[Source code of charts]
================================

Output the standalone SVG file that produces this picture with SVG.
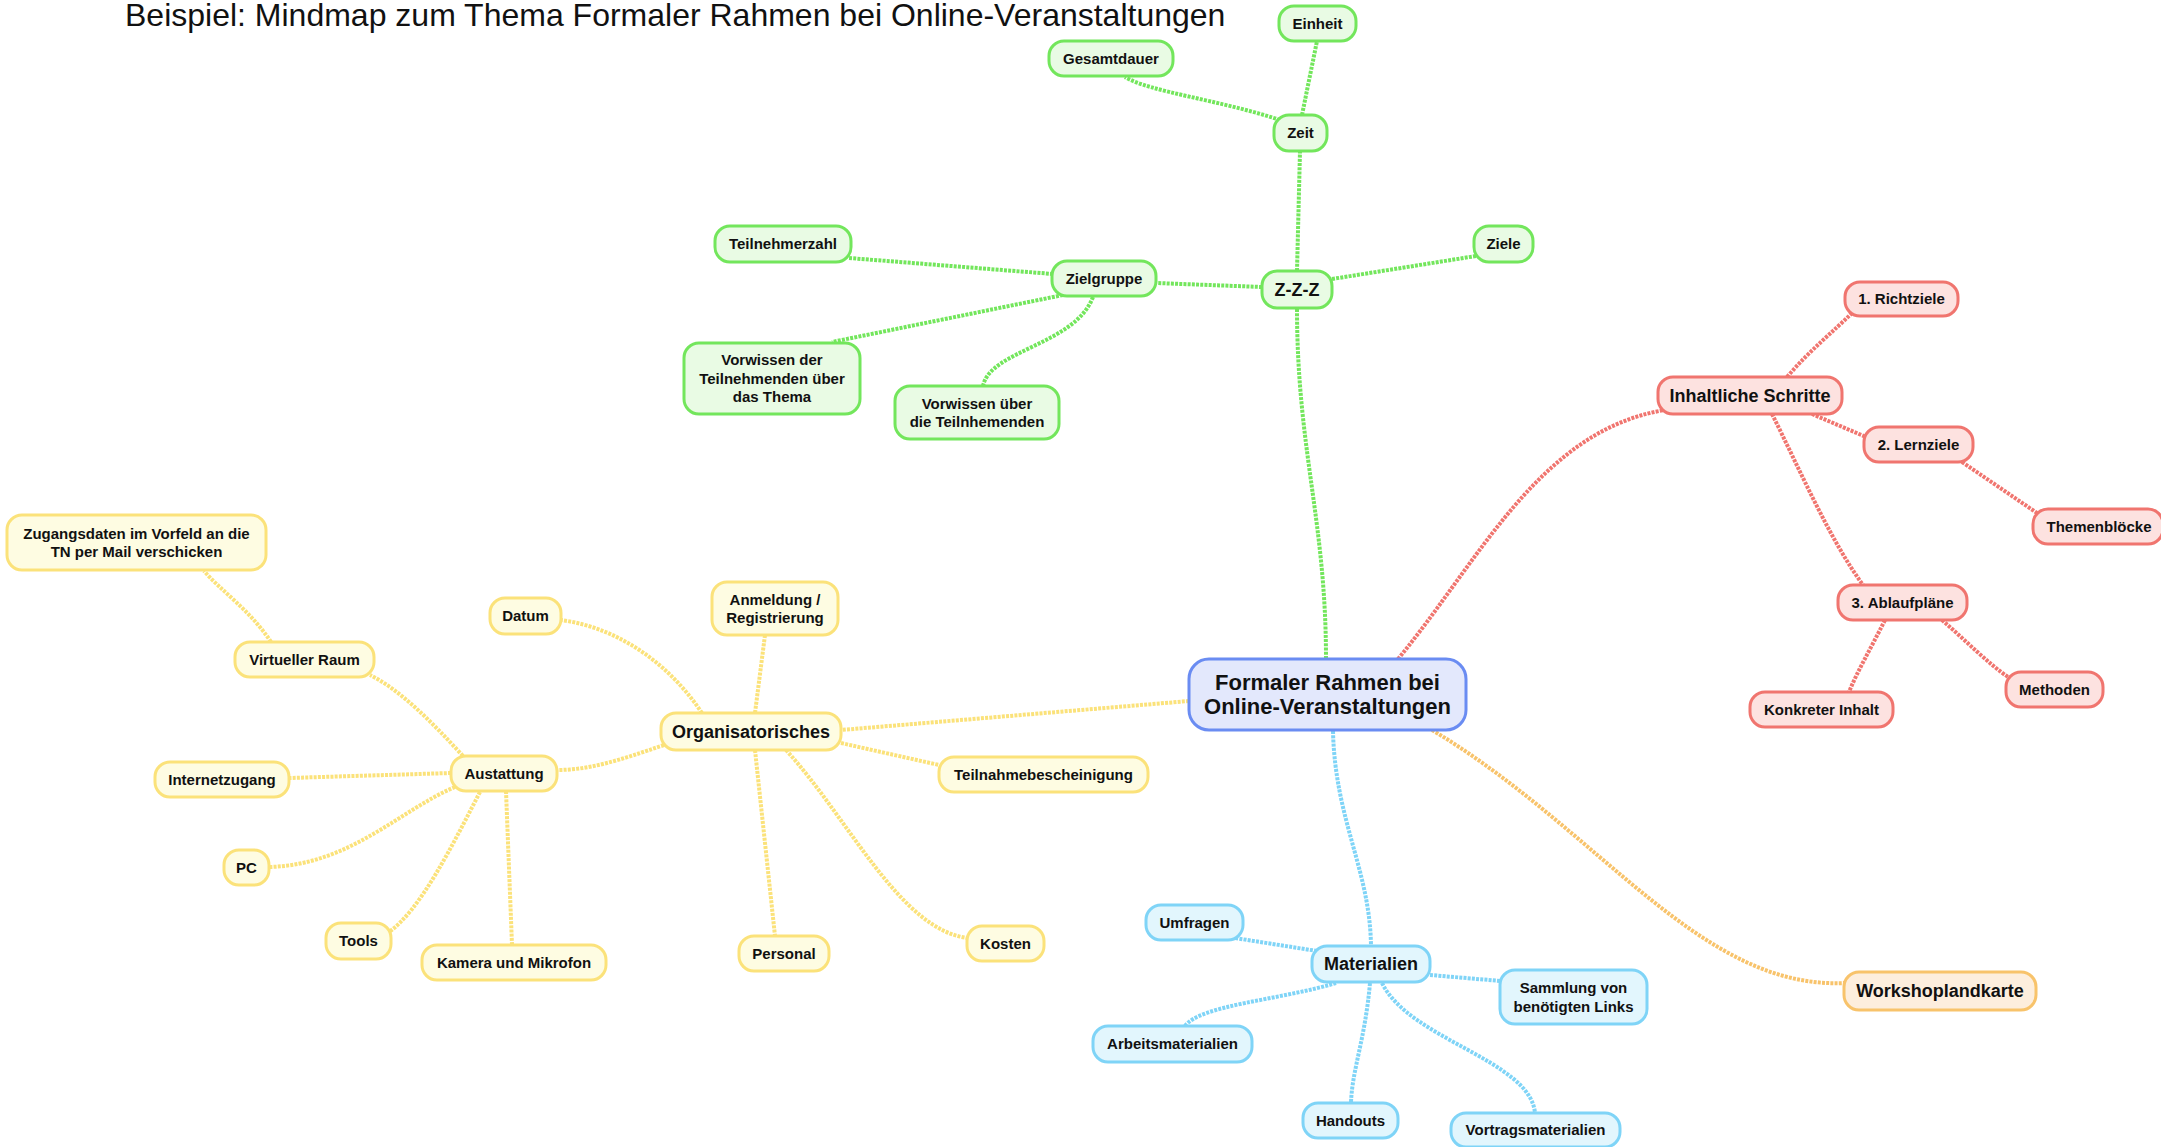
<svg xmlns="http://www.w3.org/2000/svg" width="2161" height="1147" viewBox="0 0 2161 1147">
<style>
text{font-family:"Liberation Sans",Arial,sans-serif;font-weight:bold;font-size:15px;text-anchor:middle;fill:#111}
.big text{font-size:18px}
.title{font-weight:normal;font-size:32px;text-anchor:start}
rect{stroke-width:3}
.c path{fill:none;stroke-width:4;stroke-dasharray:3 1.2}
.cg{stroke:#73e65c}.cr{stroke:#f0756f}.cb{stroke:#7fd4f7}.cy{stroke:#fbe27a}.co{stroke:#f8c36b}
.g rect{fill:#e9fbe4;stroke:#73e65c}
.r rect{fill:#fde2e0;stroke:#f0756f}
.b rect{fill:#e2f6fd;stroke:#7fd4f7}
.y rect{fill:#fefce2;stroke:#fbe27a}
.o rect{fill:#fdeedd;stroke:#f8c36b}
#central rect{fill:#e3e8fc;stroke:#6a8cf2}
#central text{font-size:22px}
</style>
<rect x="0" y="0" width="2161" height="1147" fill="#ffffff" stroke="none"/>
<text class="title" x="125" y="26">Beispiel: Mindmap zum Thema Formaler Rahmen bei Online-Veranstaltungen</text>
<g class="c" id="connectors">
<path class="cg" d="M1326,659 C1326,520 1297,450 1297,308"/>
<path class="cg" d="M1297,271 L1300,151"/>
<path class="cg" d="M1302,115 L1317,41"/>
<path class="cg" d="M1280,120 C1220,100 1150,92 1125,77"/>
<path class="cg" d="M1332,279 L1476,256"/>
<path class="cg" d="M1262,287 L1156,283"/>
<path class="cg" d="M1053,274 L849,258"/>
<path class="cg" d="M1063,295 L832,342"/>
<path class="cg" d="M1093,297 C1075,345 990,350 983,386"/>
<path class="cr" d="M1398,659 C1480,560 1540,430 1665,410"/>
<path class="cr" d="M1787,377 C1810,350 1835,330 1852,313"/>
<path class="cr" d="M1812,414 L1866,437"/>
<path class="cr" d="M1962,462 L2037,513"/>
<path class="cr" d="M1772,414 C1800,470 1830,540 1863,585"/>
<path class="cr" d="M1885,620 C1870,650 1858,670 1849,692"/>
<path class="cr" d="M1942,620 C1965,640 1990,665 2008,677"/>
<path class="cb" d="M1333,731 C1335,820 1370,870 1371,946"/>
<path class="cb" d="M1317,951 L1235,938"/>
<path class="cb" d="M1430,975 L1501,981"/>
<path class="cb" d="M1336,983 C1280,1000 1200,1005 1185,1026"/>
<path class="cb" d="M1370,983 C1365,1040 1352,1070 1351,1103"/>
<path class="cb" d="M1382,983 C1410,1040 1530,1060 1535,1113"/>
<path class="cy" d="M1189,701 L841,730"/>
<path class="cy" d="M755,713 L765,635"/>
<path class="cy" d="M702,713 C670,665 620,628 561,620"/>
<path class="cy" d="M841,743 L939,765"/>
<path class="cy" d="M755,750 L775,936"/>
<path class="cy" d="M786,750 C850,820 900,930 968,938"/>
<path class="cy" d="M664,745 C620,760 590,770 557,770"/>
<path class="cy" d="M463,756 C430,720 400,690 370,675"/>
<path class="cy" d="M451,773 L289,778"/>
<path class="cy" d="M455,787 C400,810 350,865 269,867"/>
<path class="cy" d="M480,792 C450,850 420,910 389,932"/>
<path class="cy" d="M506,791 L512,945"/>
<path class="cy" d="M271,642 C250,610 220,590 204,571"/>
<path class="co" d="M1432,730 C1600,830 1700,990 1845,983"/>
</g>
<g id="central"><rect x="1189" y="659" width="277" height="71" rx="20"/><text x="1327.5" y="690.4">Formaler Rahmen bei</text><text x="1327.5" y="714.4">Online-Veranstaltungen</text></g>
<g id="zzz" class="g big"><rect x="1262" y="271" width="70" height="37" rx="15"/><text x="1297" y="295.9">Z-Z-Z</text></g>
<g id="zeit" class="g"><rect x="1274" y="115" width="53" height="36" rx="15"/><text x="1300.5" y="138.4">Zeit</text></g>
<g id="einheit" class="g"><rect x="1279" y="6" width="77" height="35" rx="15"/><text x="1317.5" y="28.9">Einheit</text></g>
<g id="gesamtdauer" class="g"><rect x="1049" y="41" width="124" height="35" rx="15"/><text x="1111" y="63.9">Gesamtdauer</text></g>
<g id="ziele" class="g"><rect x="1474" y="226" width="59" height="36" rx="15"/><text x="1503.5" y="249.4">Ziele</text></g>
<g id="zielgruppe" class="g"><rect x="1052" y="261" width="104" height="35" rx="15"/><text x="1104" y="283.9">Zielgruppe</text></g>
<g id="teilnehmerzahl" class="g"><rect x="715" y="226" width="136" height="36" rx="15"/><text x="783" y="249.4">Teilnehmerzahl</text></g>
<g id="vorwissen-der" class="g"><rect x="684" y="343" width="176" height="71" rx="15"/><text x="772" y="365.4">Vorwissen der</text><text x="772" y="383.9">Teilnehmenden über</text><text x="772" y="402.4">das Thema</text></g>
<g id="vorwissen-ueber" class="g"><rect x="895" y="386" width="164" height="53" rx="15"/><text x="977" y="408.6">Vorwissen über</text><text x="977" y="427.1">die Teilnhemenden</text></g>
<g id="inhaltliche" class="r big"><rect x="1658" y="377" width="184" height="37" rx="15"/><text x="1750" y="401.9">Inhaltliche Schritte</text></g>
<g id="richtziele" class="r"><rect x="1845" y="282" width="113" height="34" rx="15"/><text x="1901.5" y="304.4">1. Richtziele</text></g>
<g id="lernziele" class="r"><rect x="1864" y="427" width="109" height="35" rx="15"/><text x="1918.5" y="449.9">2. Lernziele</text></g>
<g id="themenbloecke" class="r"><rect x="2033" y="509" width="130" height="35" rx="15"/><text x="2099" y="531.9">Themenblöcke</text></g>
<g id="ablaufplaene" class="r"><rect x="1838" y="585" width="129" height="35" rx="15"/><text x="1902.5" y="607.9">3. Ablaufpläne</text></g>
<g id="konkreter" class="r"><rect x="1750" y="692" width="143" height="35" rx="15"/><text x="1821.5" y="714.9">Konkreter Inhalt</text></g>
<g id="methoden" class="r"><rect x="2006" y="672" width="97" height="35" rx="15"/><text x="2054.5" y="694.9">Methoden</text></g>
<g id="materialien" class="b big"><rect x="1312" y="946" width="118" height="36" rx="15"/><text x="1371" y="970.4">Materialien</text></g>
<g id="umfragen" class="b"><rect x="1146" y="905" width="97" height="35" rx="15"/><text x="1194.5" y="927.9">Umfragen</text></g>
<g id="sammlung" class="b"><rect x="1500" y="970" width="147" height="54" rx="15"/><text x="1573.5" y="993.2">Sammlung von</text><text x="1573.5" y="1011.7">benötigten Links</text></g>
<g id="arbeitsmaterialien" class="b"><rect x="1093" y="1026" width="159" height="36" rx="15"/><text x="1172.5" y="1049.4">Arbeitsmaterialien</text></g>
<g id="handouts" class="b"><rect x="1303" y="1103" width="95" height="35" rx="15"/><text x="1350.5" y="1125.9">Handouts</text></g>
<g id="vortragsmaterialien" class="b"><rect x="1451" y="1113" width="169" height="34" rx="15"/><text x="1535.5" y="1135.4">Vortragsmaterialien</text></g>
<g id="organisatorisches" class="y big"><rect x="661" y="713" width="180" height="37" rx="15"/><text x="751" y="737.9">Organisatorisches</text></g>
<g id="anmeldung" class="y"><rect x="712" y="582" width="126" height="53" rx="15"/><text x="775" y="604.6">Anmeldung /</text><text x="775" y="623.1">Registrierung</text></g>
<g id="datum" class="y"><rect x="490" y="598" width="71" height="36" rx="15"/><text x="525.5" y="621.4">Datum</text></g>
<g id="teilnahme" class="y"><rect x="939" y="757" width="209" height="35" rx="15"/><text x="1043.5" y="779.9">Teilnahmebescheinigung</text></g>
<g id="personal" class="y"><rect x="739" y="936" width="90" height="35" rx="15"/><text x="784" y="958.9">Personal</text></g>
<g id="kosten" class="y"><rect x="967" y="926" width="77" height="35" rx="15"/><text x="1005.5" y="948.9">Kosten</text></g>
<g id="austattung" class="y"><rect x="451" y="756" width="106" height="35" rx="15"/><text x="504" y="778.9">Austattung</text></g>
<g id="virtueller" class="y"><rect x="235" y="642" width="139" height="35" rx="15"/><text x="304.5" y="664.9">Virtueller Raum</text></g>
<g id="zugangsdaten" class="y"><rect x="7" y="515" width="259" height="55" rx="15"/><text x="136.5" y="538.6">Zugangsdaten im Vorfeld an die</text><text x="136.5" y="557.1">TN per Mail verschicken</text></g>
<g id="internetzugang" class="y"><rect x="155" y="762" width="134" height="35" rx="15"/><text x="222" y="784.9">Internetzugang</text></g>
<g id="pc" class="y"><rect x="224" y="850" width="45" height="35" rx="15"/><text x="246.5" y="872.9">PC</text></g>
<g id="tools" class="y"><rect x="326" y="923" width="65" height="36" rx="15"/><text x="358.5" y="946.4">Tools</text></g>
<g id="kamera" class="y"><rect x="422" y="945" width="184" height="35" rx="15"/><text x="514" y="967.9">Kamera und Mikrofon</text></g>
<g id="workshoplandkarte" class="o big"><rect x="1844" y="972" width="192" height="38" rx="15"/><text x="1940" y="997.4">Workshoplandkarte</text></g>
</svg>
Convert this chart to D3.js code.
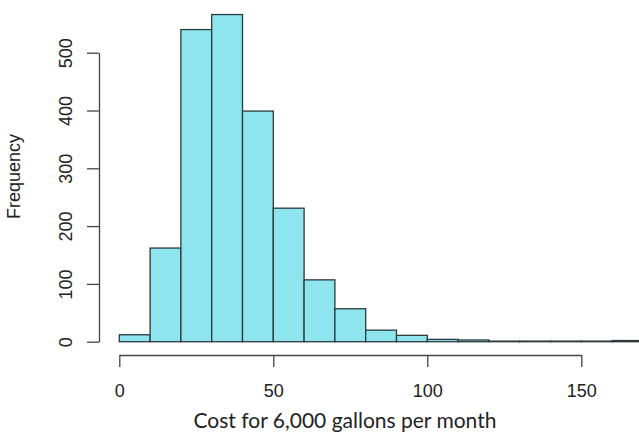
<!DOCTYPE html>
<html>
<head>
<meta charset="utf-8">
<script src="https://d3js.org/d3.v7.min.js"></script>
<style>
  body { margin: 0; background: #fff; }
  svg { display: block; }
</style>
</head>
<body>
<div class="graph"></div>
<script>
// histogram bins (width 10) and their counts
let binStarts = [0, 10, 20, 30, 40, 50, 60, 70, 80, 90, 100, 110, 120, 130, 140, 150, 160];
let counts = [12, 162, 540, 566, 399, 231, 107, 57, 20, 11, 4, 3, 1, 1, 1, 1, 2];
let binWidth = 10;
let xTicks = [0, 50, 100, 150];
let yTicks = [0, 100, 200, 300, 400, 500];
let xTitle = "Cost for 6,000 gallons per month";
let yTitle = "Frequency";

let width = 639, height = 433;

let svg = d3.select(".graph").append("svg")
    .attr("width", width)
    .attr("height", height);

let x = d3.scaleLinear()
    .domain([0, 150])
    .range([119.3, 581.3]);

let y = d3.scaleLinear()
    .domain([0, 500])
    .range([341.7, 52.7]);

let bins = binStarts.map((b, i) => ({x0: b, x1: b + binWidth, n: counts[i]}));

// bars
svg.selectAll(".bar")
    .data(bins)
    .enter().append("rect")
    .attr("class", "bar")
    .attr("x", d => x(d.x0))
    .attr("y", d => y(d.n))
    .attr("width", d => x(d.x1) - x(d.x0))
    .attr("height", d => y(0) - y(d.n))
    .attr("fill", "#8EE5EE")
    .attr("stroke", "#2a3a3c")
    .style("stroke-width", "1.3px");

// X axis
let xAxis = svg.append("g")
    .attr("transform", "translate(0,355)")
    .call(d3.axisBottom(x)
        .tickValues(xTicks)
        .tickFormat(d3.format("d"))
        .tickSize(12)
        .tickSizeOuter(0));
xAxis.select(".domain").attr("stroke", "#444").style("stroke-width", "1.3px");
xAxis.selectAll(".tick line").attr("stroke", "#444").style("stroke-width", "1.3px");
xAxis.selectAll(".tick text")
    .attr("y", 42)
    .attr("dy", 0)
    .attr("fill", "#222")
    .style("font-family", "'Liberation Sans', Arial, sans-serif")
    .style("font-size", "18px");

// Y axis
let yAxis = svg.append("g")
    .attr("transform", "translate(99,0)")
    .call(d3.axisLeft(y)
        .tickValues(yTicks)
        .tickSize(12)
        .tickSizeOuter(0));
yAxis.select(".domain").attr("stroke", "#444").style("stroke-width", "1.3px");
yAxis.selectAll(".tick line").attr("stroke", "#444").style("stroke-width", "1.3px");
yAxis.selectAll(".tick text")
    .attr("transform", "rotate(-90)")
    .attr("x", 0)
    .attr("y", -27)
    .attr("dy", 0)
    .attr("text-anchor", "middle")
    .attr("fill", "#222")
    .style("font-family", "'Liberation Sans', Arial, sans-serif")
    .style("font-size", "18px");

// axis titles
svg.append("text")
    .attr("x", 345)
    .attr("y", 428)
    .attr("text-anchor", "middle")
    .attr("fill", "#222")
    .style("font-family", "Lato, 'Open Sans', sans-serif")
    .style("font-size", "21px")
    .text(xTitle);

svg.append("text")
    .attr("transform", "translate(20,176.5) rotate(-90)")
    .attr("text-anchor", "middle")
    .attr("fill", "#222")
    .style("font-family", "'Liberation Sans', Arial, sans-serif")
    .style("font-size", "18px")
    .text(yTitle);
</script>
</body>
</html>
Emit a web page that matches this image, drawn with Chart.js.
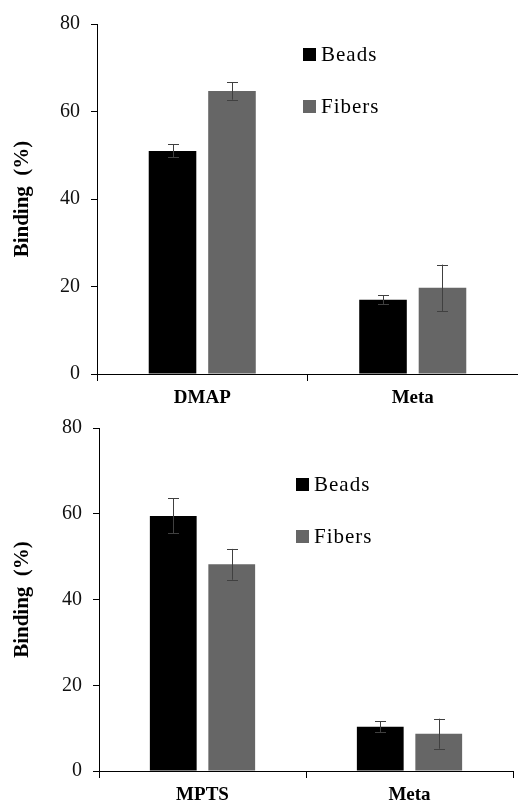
<!DOCTYPE html>
<html>
<head>
<meta charset="utf-8">
<script src="https://cdn.jsdelivr.net/npm/chart.js@4.4.1/dist/chart.umd.min.js"></script>
<style>
  html, body { margin: 0; padding: 0; background: #fff; }
  body { width: 518px; height: 807px; position: relative; overflow: hidden; }
  .box { position: absolute; left: 0; width: 518px; }
  #topBox { top: 0; height: 410px; }
  #bottomBox { top: 405px; height: 402px; }
</style>
</head>
<body>
<div class="box" id="topBox"><canvas id="topChart"></canvas></div>
<div class="box" id="bottomBox"><canvas id="bottomChart"></canvas></div>
<script>
var seriesLabels = ['Beads', 'Fibers'];
var seriesColors = ['#000000', '#666666'];

var topCategories = ['DMAP', 'Meta'];
var topBeads = [51.0, 17.0];
var topFibers = [64.7, 19.7];
var topBeadsErr = [1.5, 1.0];
var topFibersErr = [2.0, 5.3];

var bottomCategories = ['MPTS', 'Meta'];
var bottomBeads = [59.5, 10.3];
var bottomFibers = [48.2, 8.7];
var bottomBeadsErr = [4.1, 1.3];
var bottomFibersErr = [3.6, 3.5];

var yTicks = [0, 20, 40, 60, 80];

var serif = "'Liberation Serif', 'Times New Roman', serif";

// error bars drawn from each bar element and the y scale
var errorBars = {
  id: 'errorBars',
  afterDatasetsDraw: function(chart) {
    var ctx = chart.ctx;
    var yScale = chart.scales.y;
    ctx.save();
    ctx.strokeStyle = '#404040';
    ctx.lineWidth = 1;
    chart.data.datasets.forEach(function(ds, i) {
      var meta = chart.getDatasetMeta(i);
      meta.data.forEach(function(bar, j) {
        var v = ds.data[j], e = ds.errors[j];
        var x = Math.round(bar.x) + 0.5;
        var y1 = yScale.getPixelForValue(v + e);
        var y2 = yScale.getPixelForValue(v - e);
        ctx.beginPath();
        ctx.moveTo(x, y1); ctx.lineTo(x, y2);
        ctx.moveTo(x - 5.5, Math.round(y1) + 0.5); ctx.lineTo(x + 5.5, Math.round(y1) + 0.5);
        ctx.moveTo(x - 5.5, Math.round(y2) + 0.5); ctx.lineTo(x + 5.5, Math.round(y2) + 0.5);
        ctx.stroke();
      });
    });
    ctx.restore();
  }
};

// legend inside the plot area
var boxLegend = {
  id: 'boxLegend',
  afterDraw: function(chart, args, opts) {
    var ctx = chart.ctx;
    var area = chart.chartArea;
    ctx.save();
    ctx.font = '21px ' + serif;
    ctx.letterSpacing = '1px';
    ctx.textBaseline = 'middle';
    chart.data.datasets.forEach(function(ds, i) {
      var x = area.left + opts.dx;
      var y = area.top + opts.dy + i * opts.gap;
      ctx.fillStyle = ds.backgroundColor;
      ctx.fillRect(x, y, 13, 13);
      ctx.fillStyle = '#000';
      ctx.fillText(ds.label, x + 18, y + 7);
    });
    ctx.restore();
  }
};

function makeChart(id, cats, beads, fibers, beadsErr, fibersErr, pad, legendPos, yWidth) {
  return new Chart(document.getElementById(id), {
    type: 'bar',
    data: {
      labels: cats,
      datasets: [
        { label: seriesLabels[0], data: beads, errors: beadsErr, backgroundColor: seriesColors[0] },
        { label: seriesLabels[1], data: fibers, errors: fibersErr, backgroundColor: seriesColors[1] }
      ]
    },
    options: {
      responsive: true,
      maintainAspectRatio: false,
      animation: false,
      layout: { padding: pad },
      datasets: { bar: { categoryPercentage: 0.565, barPercentage: 0.8 } },
      plugins: {
        legend: { display: false },
        tooltip: { enabled: false },
        boxLegend: legendPos
      },
      scales: {
        x: {
          offset: true,
          grid: { offset: true, drawOnChartArea: false, tickLength: 7, color: '#000' },
          border: { color: '#000', width: 1 },
          ticks: { color: '#000', padding: 6, font: { family: serif, size: 19, weight: 'bold' } },
          afterFit: function(s) { s.height = 36; }
        },
        y: {
          min: 0, max: 80,
          afterBuildTicks: function(s) { s.ticks = yTicks.map(function(v) { return { value: v }; }); },
          grid: { drawOnChartArea: false, tickLength: 6, color: '#000' },
          border: { color: '#000', width: 1 },
          ticks: { color: '#111', padding: 11, font: { family: serif, size: 20 } },
          title: {
            display: true, text: 'Binding  (%)', color: '#000',
            padding: { top: 10, bottom: 0 },
            font: { family: serif, size: 21, weight: 'bold' }
          },
          afterFit: function(s) { s.width = yWidth; }
        }
      }
    },
    plugins: [errorBars, boxLegend]
  });
}

makeChart('topChart', topCategories, topBeads, topFibers, topBeadsErr, topFibersErr,
  { top: 24, right: 0, bottom: 0, left: 0 }, { dx: 206, dy: 24, gap: 52 }, 97);
makeChart('bottomChart', bottomCategories, bottomBeads, bottomFibers, bottomBeadsErr, bottomFibersErr,
  { top: 14, right: 5, bottom: 0, left: 0 }, { dx: 197, dy: 50, gap: 52 }, 99);
</script>
</body>
</html>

================================

### Stated task
The answer must consist solely of the number of lines in the entries that contain the word "this".

### Written response
3